Robert Turner is the son of British cultural anthropologist Victor Turner and Edith Turner, and brother of poet Frederick Turner. He was born in Northamptonshire, England. He lived for several years in Zambia before returning to England, completing his secondary education at Manchester Grammar School.
He studied mathematics and physics at Cornell University, NY, USA, from 1964–1968, graduating with a BA magna cum laude. He then went on to study physics at Simon Fraser University, BC, Canada, and was awarded a PhD in 1973. For his PhD thesis, he invented and used a novel technique to measure the velocity of sound in molten metal alloys. He also completed a Post-graduate Diploma in Social Anthropology at University College London between 1975 and 1977, and conducted field ethnographic research resulting in several publications.

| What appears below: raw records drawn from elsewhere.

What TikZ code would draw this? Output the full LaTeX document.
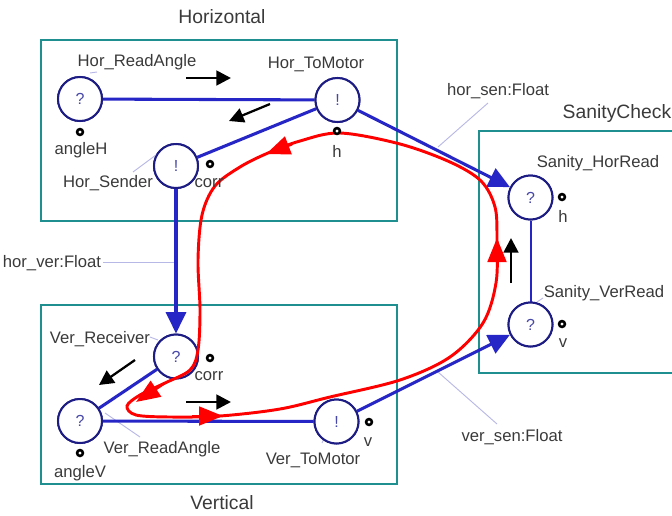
\documentclass[tikz,border=0pt]{standalone}
\usepackage{fontspec}
\setmainfont{Liberation Sans}
\usepackage{xcolor}
\usetikzlibrary{arrows.meta, positioning}

\definecolor{boxteal}{HTML}{1F8F8F}
\definecolor{portnavy}{HTML}{1C1C84}
\definecolor{linkblue}{HTML}{2626C6}
\definecolor{marknavy}{HTML}{4848A8}
\definecolor{labelgray}{HTML}{3A3A3A}
\definecolor{leadlav}{HTML}{B8B8E6}

\tikzset{
    port/.style={circle, draw=portnavy, line width=1.5pt, fill=white, minimum size=33pt,
        inner sep=0pt, text=marknavy, font=\fontsize{12}{12}\selectfont},
    pin/.style={circle, draw=black, line width=1.9pt, fill=white, minimum size=4.4pt, inner sep=0pt},
    lbl/.style={text=labelgray, font=\fontsize{12.5}{14}\selectfont, inner sep=0pt},
    ttl/.style={text=labelgray, font=\fontsize{14.5}{16}\selectfont, inner sep=0pt},
    group/.style={draw=boxteal, line width=1.8pt},
    link/.style={draw=linkblue, line width=2.3pt},
    linkarrow/.style={link, -{Triangle[length=16pt, width=15pt]}},
    leader/.style={draw=leadlav, line width=0.7pt},
    flow/.style={draw=black, line width=2.1pt, -{Triangle[length=11pt, width=11pt]}},
    redloop/.style={draw=red, line width=2.2pt},
    redtip/.style={draw=red, fill=red, line width=2.2pt, -{Triangle[length=18pt, width=14pt]}}
}

\begin{document}
\begin{tikzpicture}[x=0.75pt, y=-0.75pt]
    \useasboundingbox (0,0) rectangle (672,515);
    \clip (0,0) rectangle (672,515);

    % 1. Group boxes and their titles
    \draw[group] (41,40) rectangle (397,221);
    \draw[group] (41,305) rectangle (397,484);
    \draw[group] (479,131) rectangle (690,373);
    \node[ttl] (tHor) at (222,17) {Horizontal};
    \node[ttl] (tVer) at (222,503) {Vertical};
    \node[ttl] (tSan) at (617,113) {SanityCheck};

    % 2. Ports
    \node[port] (hra) at (80,99) {?};
    \node[port] (htm) at (337.5,100) {!};
    \node[port] (hsd) at (176,166) {!};
    \node[port] (vrc) at (176,356.5) {?};
    \node[port] (vra) at (80,421) {?};
    \node[port] (vtm) at (336.5,421.5) {!};
    \node[port] (shr) at (530.5,197.5) {?};
    \node[port] (svr) at (530.5,324.5) {?};

    % 3. Thin leader lines of the labels
    \draw[leader] (90,73) -- (97,72);
    \draw[leader] (133,172) -- (160,152);
    \draw[leader] (150,337) -- (158,340);
    \draw[leader] (105,413) -- (140,437);
    \draw[leader] (340,402) -- (322,443);
    \draw[leader] (537,302) -- (543,298);
    \draw[leader] (488,103) -- (438,147);
    \draw[leader] (103,262) -- (176,262);
    \draw[leader] (438,372) -- (497,424);

    % 4. Blue links between the ports
    \draw[link] (hra) -- (htm);
    \draw[link] (htm) -- (hsd);
    \draw[linkarrow] (hsd) -- (vrc);
    \draw[linkarrow] (htm) -- (shr);
    \draw[link] (vrc) -- (vra);
    \draw[link] (vra) -- (vtm);
    \draw[linkarrow] (vtm) -- (svr);
    \draw[draw=linkblue, line width=1.5pt] (shr) -- (svr);

    % redraw the ports on top of the links
    \foreach \p/\q/\s in {hra/{80,99}/?, htm/{337.5,100}/!, hsd/{176,166}/!, vrc/{176,356.5}/?,
        vra/{80,421}/?, vtm/{336.5,421.5}/!, shr/{530.5,197.5}/?, svr/{530.5,324.5}/?}
        \node[port] at (\q) {\s};

    % 5. Red loop
    \draw[redloop] plot[smooth cycle, tension=0.55] coordinates {
        (340,133) (300,141) (268,153) (240,167) (215,186) (202,215) (198,260)
        (200,310) (198,350) (190,370) (165,383) (140,395) (127,406) (136,415)
        (170,417) (220,416) (280,409) (330,397) (400,380) (450,357) (483,323)
        (496,283) (497,240) (495,207) (481,181) (450,162) (400,144)};
    \draw[redtip] (292,144) -- (266,154);
    \draw[redtip] (163,384) -- (136,402);
    \draw[redtip] (192,416) -- (223,416);
    \draw[redtip] (497,270) -- (497,238);

    % 6. Pins and their labels
    \node[pin] (pAngH) at (80,132) {};
    \node[pin] (pHtm) at (337,131) {};
    \node[pin] (pHsd) at (210,164) {};
    \node[pin] (pVrc) at (210,358) {};
    \node[pin] (pAngV) at (80,453) {};
    \node[pin] (pVtm) at (369,422) {};
    \node[pin] (pShr) at (562,197) {};
    \node[pin] (pSvr) at (562,324) {};
    \node[lbl] at (81,150) {angleH};
    \node[lbl] at (337,151) {h};
    \node[lbl] at (209,183) {corr};
    \node[lbl] at (209,376) {corr};
    \node[lbl] at (80,473) {angleV};
    \node[lbl] at (368,442) {v};
    \node[lbl] at (563,216) {h};
    \node[lbl] at (563,343) {v};

    % 7. Port names
    \node[lbl] at (137,62) {Hor\_ReadAngle};
    \node[lbl] at (316,64) {Hor\_ToMotor};
    \node[lbl] at (108,183) {Hor\_Sender};
    \node[lbl] at (100,339) {Ver\_Receiver};
    \node[lbl] at (162,449) {Ver\_ReadAngle};
    \node[lbl] at (313,460) {Ver\_ToMotor};
    \node[lbl] at (598,163) {Sanity\_HorRead};
    \node[lbl] at (604,293) {Sanity\_VerRead};

    % 8. Link names
    \node[lbl] at (498,91) {hor\_sen:Float};
    \node[lbl] at (52,263) {hor\_ver:Float};
    \node[lbl] at (512,437) {ver\_sen:Float};

    % 9. Black arrows showing the flow
    \draw[flow] (186,78) -- (231,78);
    \draw[flow, line width=1.7pt] (270,104) -- (229,121);
    \draw[flow, line width=1.7pt] (135,360) -- (99,385);
    \draw[flow] (186,402) -- (231,402);
    \draw[flow] (511,283) -- (511,238);
\end{tikzpicture}
\end{document}
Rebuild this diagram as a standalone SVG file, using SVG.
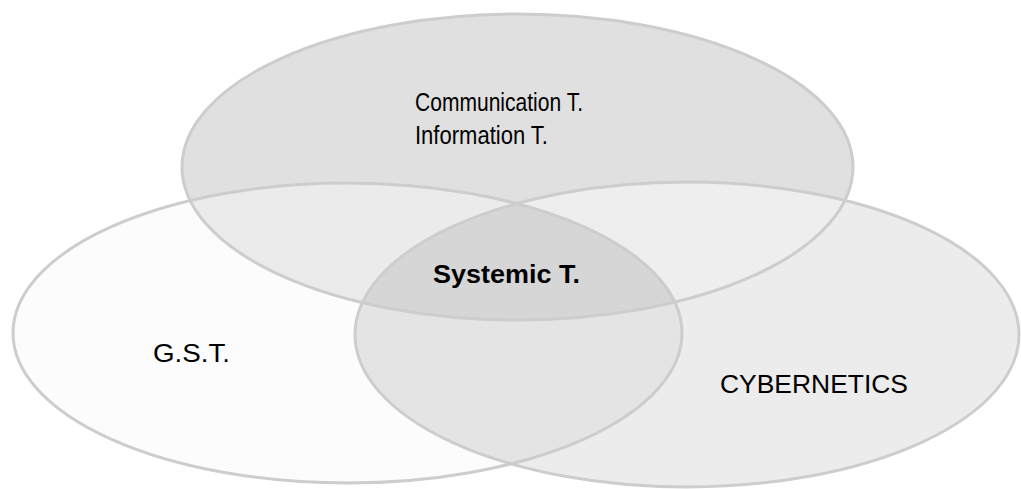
<svg xmlns="http://www.w3.org/2000/svg" width="1021" height="489" viewBox="0 0 1021 489">
  <style>
    .outline { fill: none; stroke: #cdcdcd; stroke-width: 3; }
    .lbl { font-family: "Liberation Sans", Arial, sans-serif; font-size: 25px; fill: #000; }
    .bold { font-weight: bold; }
  </style>
  <defs>
    <clipPath id="cTop"><ellipse cx="517.5" cy="167" rx="335.5" ry="153"/></clipPath>
    <clipPath id="cLeft"><ellipse cx="347.5" cy="333" rx="334.5" ry="150"/></clipPath>
    <clipPath id="cRight"><ellipse cx="687" cy="334.5" rx="332" ry="152.5"/></clipPath>
  </defs>
  <rect width="1021" height="489" fill="#ffffff"/>
  <g id="fills">
    <ellipse cx="517.5" cy="167" rx="335.5" ry="153" fill="#e0e0e0"/>
    <ellipse cx="347.5" cy="333" rx="334.5" ry="150" fill="#fcfcfc"/>
    <ellipse cx="687" cy="334.5" rx="332" ry="152.5" fill="#ececec"/>
    <ellipse cx="517.5" cy="167" rx="335.5" ry="153" fill="#ebebeb" clip-path="url(#cLeft)"/>
    <ellipse cx="517.5" cy="167" rx="335.5" ry="153" fill="#eeeeee" clip-path="url(#cRight)"/>
    <ellipse cx="347.5" cy="333" rx="334.5" ry="150" fill="#e4e4e4" clip-path="url(#cRight)"/>
    <g clip-path="url(#cRight)">
      <ellipse cx="517.5" cy="167" rx="335.5" ry="153" fill="#d6d6d6" clip-path="url(#cLeft)"/>
    </g>
  </g>
  <g id="communication">
    <ellipse class="outline" cx="517.5" cy="167" rx="335.5" ry="153"/>
    <text class="lbl" x="415" y="111" textLength="168" lengthAdjust="spacingAndGlyphs">Communication T.</text>
    <text class="lbl" x="415" y="144" textLength="133" lengthAdjust="spacingAndGlyphs">Information T.</text>
  </g>
  <g id="gst">
    <ellipse class="outline" cx="347.5" cy="333" rx="334.5" ry="150"/>
    <text class="lbl" x="153" y="362" textLength="77" lengthAdjust="spacingAndGlyphs">G.S.T.</text>
  </g>
  <g id="cybernetics">
    <ellipse class="outline" cx="687" cy="334.5" rx="332" ry="152.5"/>
    <text class="lbl" x="720" y="393" textLength="188" lengthAdjust="spacingAndGlyphs">CYBERNETICS</text>
  </g>
  <g id="systemic">
    <text class="lbl bold" x="433" y="283" textLength="147" lengthAdjust="spacingAndGlyphs">Systemic T.</text>
  </g>
</svg>
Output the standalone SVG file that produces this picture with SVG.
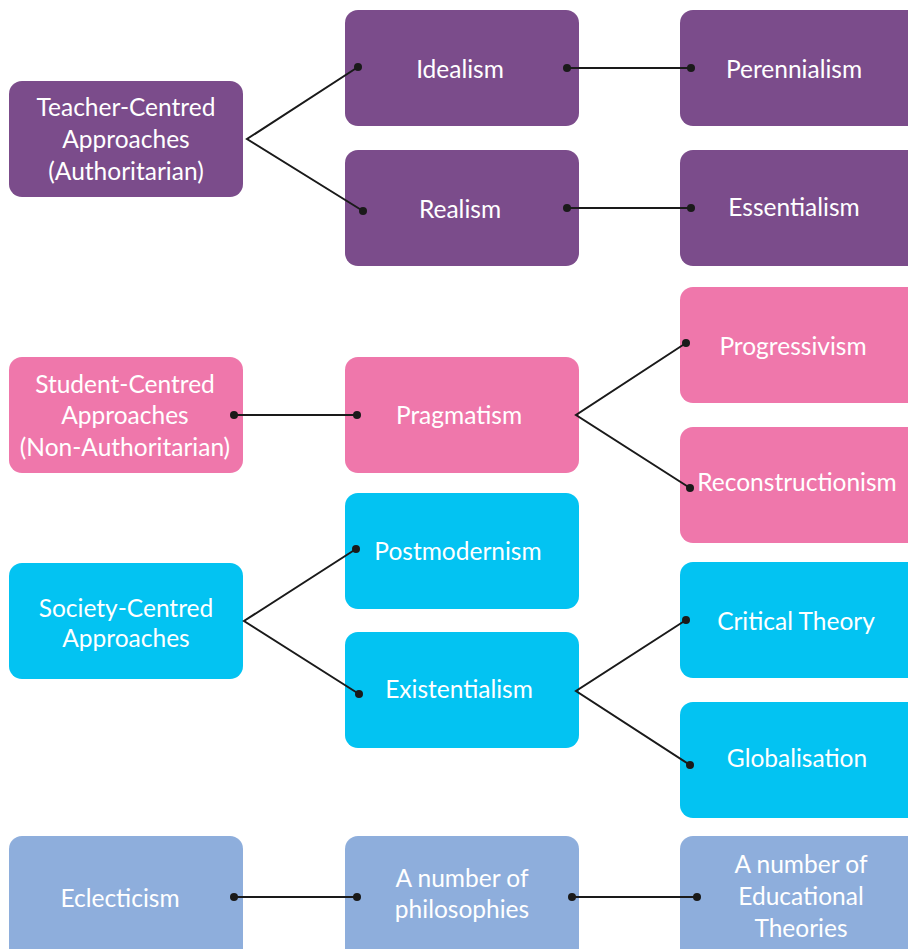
<svg xmlns="http://www.w3.org/2000/svg" width="908" height="949" viewBox="0 0 908 949">
<defs>
<style>
.box{stroke:none}
.p{fill:#7b4c8b}
.k{fill:#ef77ab}
.c{fill:#03c3f2}
.b{fill:#8eaedc}
text{font-family:Lato,"Open Sans",sans-serif;font-size:24.5px;fill:#ffffff;text-anchor:middle;dominant-baseline:central}
.ln{stroke:#1a1a1a;stroke-width:2;fill:none}
.dot{fill:#1a1a1a}
</style>
</defs>
<rect width="908" height="949" fill="#ffffff"/>
<g id="teacher"><rect class="box p" x="9" y="81" width="234" height="116" rx="13"/><text x="126" y="106">Teacher-Centred</text><text x="126" y="138">Approaches</text><text x="126" y="170">(Authoritarian)</text></g>
<g id="idealism"><rect class="box p" x="345" y="10" width="234" height="116" rx="13"/><text x="460" y="68">Idealism</text></g>
<g id="realism"><rect class="box p" x="345" y="150" width="234" height="116" rx="13"/><text x="460" y="208">Realism</text></g>
<g id="perennialism"><rect class="box p" x="680" y="10" width="240" height="116" rx="13"/><text x="794" y="68">Perennialism</text></g>
<g id="essentialism"><rect class="box p" x="680" y="150" width="240" height="116" rx="13"/><text x="794" y="206">Essentialism</text></g>
<g id="student"><rect class="box k" x="9" y="357" width="234" height="116" rx="13"/><text x="125" y="383">Student-Centred</text><text x="125" y="414">Approaches</text><text x="125" y="446">(Non-Authoritarian)</text></g>
<g id="pragmatism"><rect class="box k" x="345" y="357" width="234" height="116" rx="13"/><text x="459" y="414">Pragmatism</text></g>
<g id="progressivism"><rect class="box k" x="680" y="287" width="240" height="116" rx="13"/><text x="793" y="345">Progressivism</text></g>
<g id="reconstructionism"><rect class="box k" x="680" y="427" width="240" height="116" rx="13"/><text x="797" y="481">Reconstructionism</text></g>
<g id="society"><rect class="box c" x="9" y="563" width="234" height="116" rx="13"/><text x="126" y="607">Society-Centred</text><text x="126" y="637">Approaches</text></g>
<g id="postmodernism"><rect class="box c" x="345" y="493" width="234" height="116" rx="13"/><text x="458" y="550">Postmodernism</text></g>
<g id="existentialism"><rect class="box c" x="345" y="632" width="234" height="116" rx="13"/><text x="459" y="688">Existentialism</text></g>
<g id="critical"><rect class="box c" x="680" y="562" width="240" height="116" rx="13"/><text x="796" y="620">Critical Theory</text></g>
<g id="globalisation"><rect class="box c" x="680" y="702" width="240" height="116" rx="13"/><text x="797" y="757">Globalisation</text></g>
<g id="eclecticism"><rect class="box b" x="9" y="836" width="234" height="130" rx="13"/><text x="120" y="897">Eclecticism</text></g>
<g id="philosophies"><rect class="box b" x="345" y="836" width="234" height="130" rx="13"/><text x="462" y="877">A number of</text><text x="462" y="908">philosophies</text></g>
<g id="theories"><rect class="box b" x="680" y="836" width="240" height="130" rx="13"/><text x="801" y="863">A number of</text><text x="801" y="895">Educational</text><text x="801" y="927">Theories</text></g>
<g id="connectors">
<polyline class="ln" points="358,67 247,139 363,211"/>
<line class="ln" x1="567" y1="68" x2="691" y2="68"/>
<line class="ln" x1="567" y1="208" x2="691" y2="208"/>
<line class="ln" x1="234" y1="415" x2="357" y2="415"/>
<polyline class="ln" points="686,343 576,415 690,488"/>
<polyline class="ln" points="356,549 244,621 359,694"/>
<polyline class="ln" points="686,620 576,691 690,765"/>
<line class="ln" x1="234" y1="897" x2="357" y2="897"/>
<line class="ln" x1="572" y1="897" x2="697" y2="897"/>
<circle class="dot" cx="358" cy="67" r="4"/><circle class="dot" cx="363" cy="211" r="4"/>
<circle class="dot" cx="567" cy="68" r="4"/><circle class="dot" cx="691" cy="68" r="4"/>
<circle class="dot" cx="567" cy="208" r="4"/><circle class="dot" cx="691" cy="208" r="4"/>
<circle class="dot" cx="234" cy="415" r="4"/><circle class="dot" cx="357" cy="415" r="4"/>
<circle class="dot" cx="686" cy="343" r="4"/><circle class="dot" cx="690" cy="488" r="4"/>
<circle class="dot" cx="356" cy="549" r="4"/><circle class="dot" cx="359" cy="694" r="4"/>
<circle class="dot" cx="686" cy="620" r="4"/><circle class="dot" cx="690" cy="765" r="4"/>
<circle class="dot" cx="234" cy="897" r="4"/><circle class="dot" cx="357" cy="897" r="4"/>
<circle class="dot" cx="572" cy="897" r="4"/><circle class="dot" cx="697" cy="897" r="4"/>
</g>
</svg>
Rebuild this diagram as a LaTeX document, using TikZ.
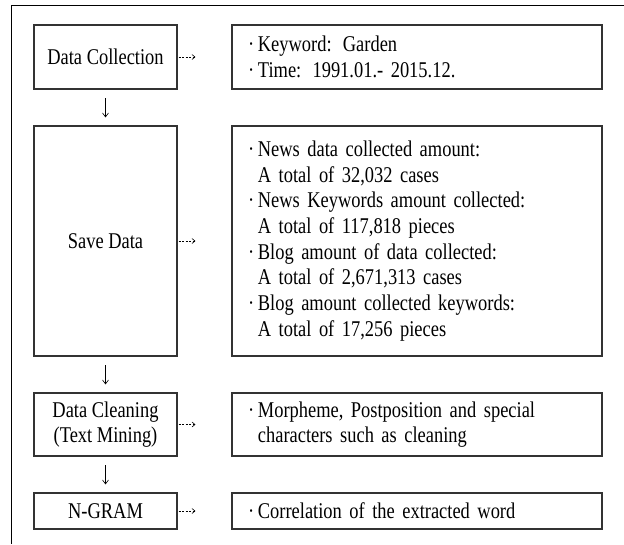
\documentclass[tikz,border=0pt]{standalone}
\usepackage{fontspec}
\setmainfont[FakeStretch=0.82]{Liberation Serif}
\usetikzlibrary{arrows.meta}

\newcommand{\bulitem}{·\,}
\newcommand{\bulindent}{\hphantom{·\,}}

\begin{document}
\begin{tikzpicture}[x=1pt,y=-1pt,
		stage/.style={draw=black!80,line width=1.1pt,minimum width=143pt,inner sep=0pt,align=center,font=\fontsize{22.5}{25.7}\selectfont},
		detail/.style={draw=black!80,line width=1.1pt,minimum width=370pt,text width=338pt,inner xsep=16pt,inner ysep=0pt,align=left,font=\fontsize{22.5}{25.7}\selectfont},
		flow/.style={line width=0.6pt,-{Straight Barb[length=4pt,width=6pt]},shorten <=8.5pt,shorten >=8pt},
		dotflow/.style={line width=0.6pt,dash pattern=on 2pt off 1.5pt,-{Straight Barb[length=3pt,width=5pt]},shorten <=1pt,shorten >=36pt}]
		\useasboundingbox (0,0) rectangle (624,544);
		
		% the frame (top and left sides only)
		\draw[line width=1pt] (624,5) -- (11,5) -- (11,544);
		
		% the steps on the left
		\node[stage,minimum height=64pt] (dc) at (105.5,57) {Data Collection};
		\node[stage,minimum height=230pt] (sd) at (105.5,241) {Save Data};
		\node[stage,minimum height=63pt] (cl) at (105.5,424.5) {Data Cleaning\\(Text Mining)};
		\node[stage,minimum height=36pt] (ng) at (105.5,511) {N-GRAM};
		
		% the details on the right
		\node[detail,minimum height=64pt] (kw) at (417,57)
		{\bulitem Keyword: Garden\\\bulitem Time: 1991.01.- 2015.12.};
		\node[detail,minimum height=230pt] (amt) at (417,241)
		{\bulitem News data collected amount:\\
			\bulindent A total of 32,032 cases\\
			\bulitem News Keywords amount collected:\\
			\bulindent A total of 117,818 pieces\\
			\bulitem Blog amount of data collected:\\
			\bulindent A total of 2,671,313 cases\\
			\bulitem Blog amount collected keywords:\\
			\bulindent A total of 17,256 pieces};
		\node[detail,minimum height=63pt] (mor) at (417,424.5)
		{\bulitem Morpheme, Postposition and special\\\bulindent characters such as cleaning};
		\node[detail,minimum height=36pt] (cor) at (417,511) {\bulitem Correlation of the extracted word};
		
		% arrows
		\foreach \a/\b in {dc/sd,sd/cl,cl/ng}
		\draw[flow] (\a) -- (\b);
		\foreach \a/\b in {dc/kw,sd/amt,cl/mor,ng/cor}
		\draw[dotflow] (\a) -- (\b);
	\end{tikzpicture}
\end{document}
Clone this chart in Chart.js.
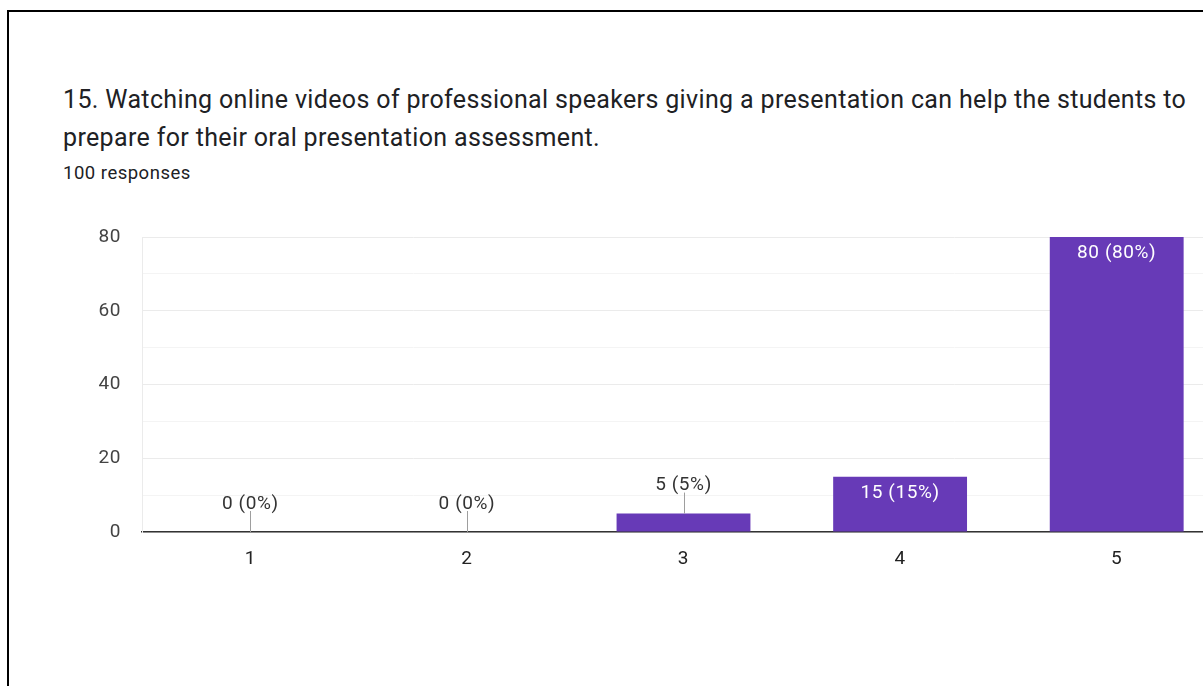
<!DOCTYPE html>
<html>
<head>
<meta charset="utf-8">
<script src="https://cdn.jsdelivr.net/npm/chart.js@4/dist/chart.umd.min.js"></script>
<style>
  html, body { margin: 0; padding: 0; background: #fff; }
  body { width: 1203px; height: 686px; overflow: hidden; position: relative; font-family: Roboto, "Noto Sans", Arial, sans-serif; }
  .frame { position: absolute; left: 7px; top: 10px; right: -10px; bottom: -10px; border-top: 2px solid #000; border-left: 2px solid #000; }
  .title { position: absolute; left: 63px; top: 81px; width: 1180px; font-size: 25px; letter-spacing: 0.35px; line-height: 38px; color: #202124; white-space: nowrap; }
  .sub { position: absolute; left: 63px; top: 162px; font-size: 18.5px; letter-spacing: 0.5px; line-height: 22px; color: #202124; }
  .wrap { position: absolute; left: 0; top: 0; width: 1240px; height: 686px; }
</style>
</head>
<body>
<div class="frame"></div>
<div class="title">15. Watching online videos of professional speakers giving a presentation can help the students to<br>prepare for their oral presentation assessment.</div>
<div class="sub">100 responses</div>
<div class="wrap"><canvas id="c" width="1240" height="686"></canvas></div>
<script>
// Answer scale and number of responses for each answer
const categories = ['1', '2', '3', '4', '5'];
const responses = [0, 0, 5, 15, 80];
const yTickLabels = [0, 20, 40, 60, 80];
const totalResponses = 100;

const BAR_COLOR = '#673ab7';
const FONT = 'Roboto, "Noto Sans", Arial, sans-serif';

// Slightly open letter spacing for all canvas text
const spacing = {
  id: 'spacing',
  beforeDraw(chart) { chart.ctx.letterSpacing = '0.6px'; }
};

// Draws "n (p%)" above short bars with a leader line, or inside taller bars
const valueLabels = {
  id: 'valueLabels',
  afterDatasetsDraw(chart) {
    const ctx = chart.ctx;
    const meta = chart.getDatasetMeta(0);
    ctx.save();
    ctx.font = '19px ' + FONT;
    ctx.textAlign = 'center';
    ctx.textBaseline = 'middle';
    meta.data.forEach((bar, i) => {
      const v = responses[i];
      const pct = Math.round(v / totalResponses * 100);
      const text = v + ' (' + pct + '%)';
      const h = bar.base - bar.y;
      if (h >= 30) {
        ctx.fillStyle = '#ffffff';
        ctx.fillText(text, bar.x, bar.y + 16.5);
      } else {
        ctx.strokeStyle = '#9e9e9e';
        ctx.lineWidth = 1;
        ctx.beginPath();
        ctx.moveTo(Math.round(bar.x) + 0.5, bar.y);
        ctx.lineTo(Math.round(bar.x) + 0.5, bar.y - 21);
        ctx.stroke();
        ctx.fillStyle = '#333333';
        ctx.fillText(text, bar.x, bar.y - 28);
      }
    });
    ctx.restore();
  }
};

new Chart(document.getElementById('c'), {
  type: 'bar',
  data: {
    labels: categories,
    datasets: [{
      data: responses,
      backgroundColor: BAR_COLOR,
      borderWidth: 0,
      barPercentage: 0.618,
      categoryPercentage: 1.0
    }]
  },
  options: {
    responsive: false,
    animation: false,
    events: [],
    layout: { padding: { left: 0, top: 237, right: 15, bottom: 100 } },
    plugins: { legend: { display: false }, tooltip: { enabled: false }, title: { display: false } },
    scales: {
      x: {
        grid: { display: false },
        border: { display: true, color: '#333333', width: 1.5 },
        ticks: { color: '#222222', font: { family: FONT, size: 19 }, padding: 8 },
        afterFit(scale) { scale.height = 54; }
      },
      y: {
        min: 0,
        max: 80,
        afterBuildTicks(scale) {
          const t = [];
          for (let v = 0; v <= 80; v += 10) t.push({ value: v });
          scale.ticks = t;
        },
        grid: {
          color: (c) => (yTickLabels.includes(c.tick.value) ? '#ebebeb' : '#f4f4f4'),
          drawTicks: false,
          lineWidth: 1
        },
        border: { display: true, color: '#ebebeb' },
        ticks: {
          color: '#444444',
          font: { family: FONT, size: 19 },
          padding: 21,
          callback: (v) => (yTickLabels.includes(v) ? String(v) : '')
        },
        afterFit(scale) { scale.width = 142; }
      }
    }
  },
  plugins: [spacing, valueLabels]
});
</script>
</body>
</html>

Since 2006, Turner has been the director of the Department of Neurophysics at the Max Planck Institute for Human Cognitive and Brain Sciences, Leipzig, Germany.
Robert Turner is among a group of pioneering physicists who helped create magnetic resonance imaging (MRI) and functional Magnetic Resonance Imaging (fMRI), which today is the most widely used method of brain mapping. In the 1980s, he worked with distinguished scientists including 2003 Nobel Prize winner Sir Peter Mansfield to produce a mathematical framework for MRI coil design which was crucial to the development of ultra-fast echoplanar imaging (EPI). This technique allows the recording of changes in blood flow in the brain associated with brain function and was crucial to the development of fMRI.